■ **REQUIREMENT**
Give the data again exactly as written, skipping any pictures.
*** INFORMATION PROVIDED ***
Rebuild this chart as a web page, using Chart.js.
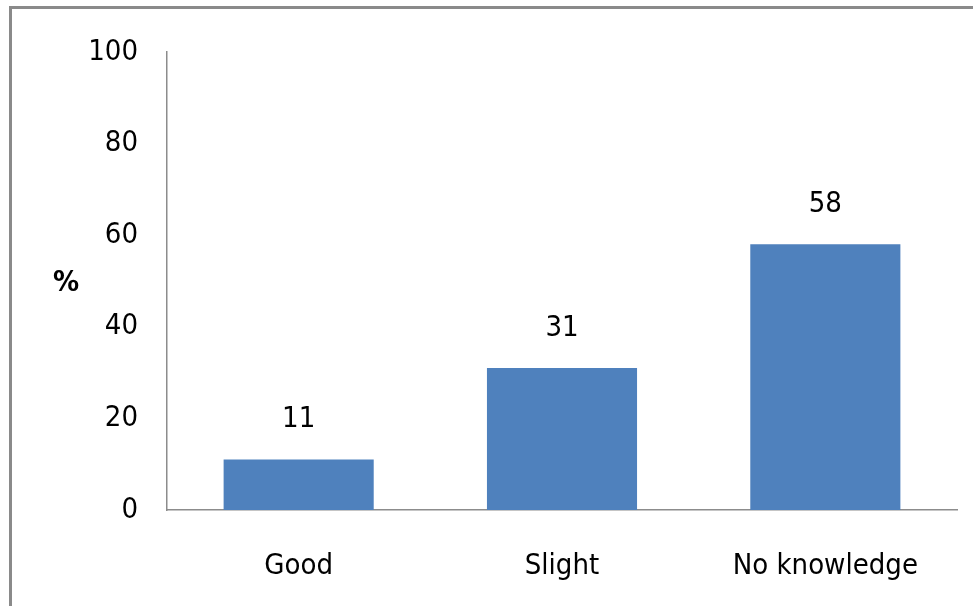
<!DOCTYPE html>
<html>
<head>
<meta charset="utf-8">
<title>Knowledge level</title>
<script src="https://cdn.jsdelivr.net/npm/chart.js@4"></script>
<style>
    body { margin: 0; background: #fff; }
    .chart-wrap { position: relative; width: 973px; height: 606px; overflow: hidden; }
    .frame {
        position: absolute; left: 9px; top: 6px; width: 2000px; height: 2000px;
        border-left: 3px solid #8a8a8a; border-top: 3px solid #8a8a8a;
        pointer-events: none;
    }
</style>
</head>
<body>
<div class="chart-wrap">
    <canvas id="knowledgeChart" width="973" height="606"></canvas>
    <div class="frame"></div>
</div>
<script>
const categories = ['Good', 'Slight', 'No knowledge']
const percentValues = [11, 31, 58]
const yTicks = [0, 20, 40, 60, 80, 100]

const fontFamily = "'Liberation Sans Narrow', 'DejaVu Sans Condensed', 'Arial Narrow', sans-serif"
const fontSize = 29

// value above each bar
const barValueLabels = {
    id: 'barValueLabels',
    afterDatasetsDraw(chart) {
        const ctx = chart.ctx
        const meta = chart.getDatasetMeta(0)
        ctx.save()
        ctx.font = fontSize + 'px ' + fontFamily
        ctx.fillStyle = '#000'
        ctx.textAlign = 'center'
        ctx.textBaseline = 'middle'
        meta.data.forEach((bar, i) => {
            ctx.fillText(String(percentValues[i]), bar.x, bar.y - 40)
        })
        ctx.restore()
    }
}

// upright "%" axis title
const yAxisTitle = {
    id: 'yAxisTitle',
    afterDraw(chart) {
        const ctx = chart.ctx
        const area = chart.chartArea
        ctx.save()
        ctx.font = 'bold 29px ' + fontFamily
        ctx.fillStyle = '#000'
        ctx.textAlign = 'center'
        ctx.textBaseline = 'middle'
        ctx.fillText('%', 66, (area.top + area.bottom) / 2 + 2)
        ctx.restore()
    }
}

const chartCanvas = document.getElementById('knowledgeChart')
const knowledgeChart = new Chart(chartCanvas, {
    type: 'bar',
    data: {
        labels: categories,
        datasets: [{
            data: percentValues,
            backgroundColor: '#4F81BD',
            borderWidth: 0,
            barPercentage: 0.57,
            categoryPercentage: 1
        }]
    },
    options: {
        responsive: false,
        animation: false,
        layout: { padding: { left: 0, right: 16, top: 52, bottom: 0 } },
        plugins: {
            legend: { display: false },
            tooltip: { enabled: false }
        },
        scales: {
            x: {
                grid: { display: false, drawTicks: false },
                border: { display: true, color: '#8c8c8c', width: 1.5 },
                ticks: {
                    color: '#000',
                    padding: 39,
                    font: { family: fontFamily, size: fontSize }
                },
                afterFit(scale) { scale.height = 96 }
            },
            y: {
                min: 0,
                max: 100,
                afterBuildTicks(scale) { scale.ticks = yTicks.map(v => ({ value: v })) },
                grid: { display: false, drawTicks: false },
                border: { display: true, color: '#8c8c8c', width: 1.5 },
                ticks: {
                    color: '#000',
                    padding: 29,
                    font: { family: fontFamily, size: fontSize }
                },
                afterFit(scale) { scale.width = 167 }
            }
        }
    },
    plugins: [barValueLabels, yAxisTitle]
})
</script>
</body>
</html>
***
■ **SOLUTION BELOW**
Rebuild this chart as a web page, using Chart.js.
<!DOCTYPE html>
<html>
<head>
<meta charset="utf-8">
<title>Knowledge level</title>
<script src="https://cdn.jsdelivr.net/npm/chart.js@4"></script>
<style>
    body { margin: 0; background: #fff; }
    .chart-wrap { position: relative; width: 973px; height: 606px; overflow: hidden; }
    .frame {
        position: absolute; left: 9px; top: 6px; width: 2000px; height: 2000px;
        border-left: 3px solid #8a8a8a; border-top: 3px solid #8a8a8a;
        pointer-events: none;
    }
</style>
</head>
<body>
<div class="chart-wrap">
    <canvas id="knowledgeChart" width="973" height="606"></canvas>
    <div class="frame"></div>
</div>
<script>
const categories = ['Good', 'Slight', 'No knowledge']
const percentValues = [11, 31, 58]
const yTicks = [0, 20, 40, 60, 80, 100]

const fontFamily = "'Liberation Sans Narrow', 'DejaVu Sans Condensed', 'Arial Narrow', sans-serif"
const fontSize = 29

// value above each bar
const barValueLabels = {
    id: 'barValueLabels',
    afterDatasetsDraw(chart) {
        const ctx = chart.ctx
        const meta = chart.getDatasetMeta(0)
        ctx.save()
        ctx.font = fontSize + 'px ' + fontFamily
        ctx.fillStyle = '#000'
        ctx.textAlign = 'center'
        ctx.textBaseline = 'middle'
        meta.data.forEach((bar, i) => {
            ctx.fillText(String(percentValues[i]), bar.x, bar.y - 40)
        })
        ctx.restore()
    }
}

// upright "%" axis title
const yAxisTitle = {
    id: 'yAxisTitle',
    afterDraw(chart) {
        const ctx = chart.ctx
        const area = chart.chartArea
        ctx.save()
        ctx.font = 'bold 29px ' + fontFamily
        ctx.fillStyle = '#000'
        ctx.textAlign = 'center'
        ctx.textBaseline = 'middle'
        ctx.fillText('%', 66, (area.top + area.bottom) / 2 + 2)
        ctx.restore()
    }
}

const chartCanvas = document.getElementById('knowledgeChart')
const knowledgeChart = new Chart(chartCanvas, {
    type: 'bar',
    data: {
        labels: categories,
        datasets: [{
            data: percentValues,
            backgroundColor: '#4F81BD',
            borderWidth: 0,
            barPercentage: 0.57,
            categoryPercentage: 1
        }]
    },
    options: {
        responsive: false,
        animation: false,
        layout: { padding: { left: 0, right: 16, top: 52, bottom: 0 } },
        plugins: {
            legend: { display: false },
            tooltip: { enabled: false }
        },
        scales: {
            x: {
                grid: { display: false, drawTicks: false },
                border: { display: true, color: '#8c8c8c', width: 1.5 },
                ticks: {
                    color: '#000',
                    padding: 39,
                    font: { family: fontFamily, size: fontSize }
                },
                afterFit(scale) { scale.height = 96 }
            },
            y: {
                min: 0,
                max: 100,
                afterBuildTicks(scale) { scale.ticks = yTicks.map(v => ({ value: v })) },
                grid: { display: false, drawTicks: false },
                border: { display: true, color: '#8c8c8c', width: 1.5 },
                ticks: {
                    color: '#000',
                    padding: 29,
                    font: { family: fontFamily, size: fontSize }
                },
                afterFit(scale) { scale.width = 167 }
            }
        }
    },
    plugins: [barValueLabels, yAxisTitle]
})
</script>
</body>
</html>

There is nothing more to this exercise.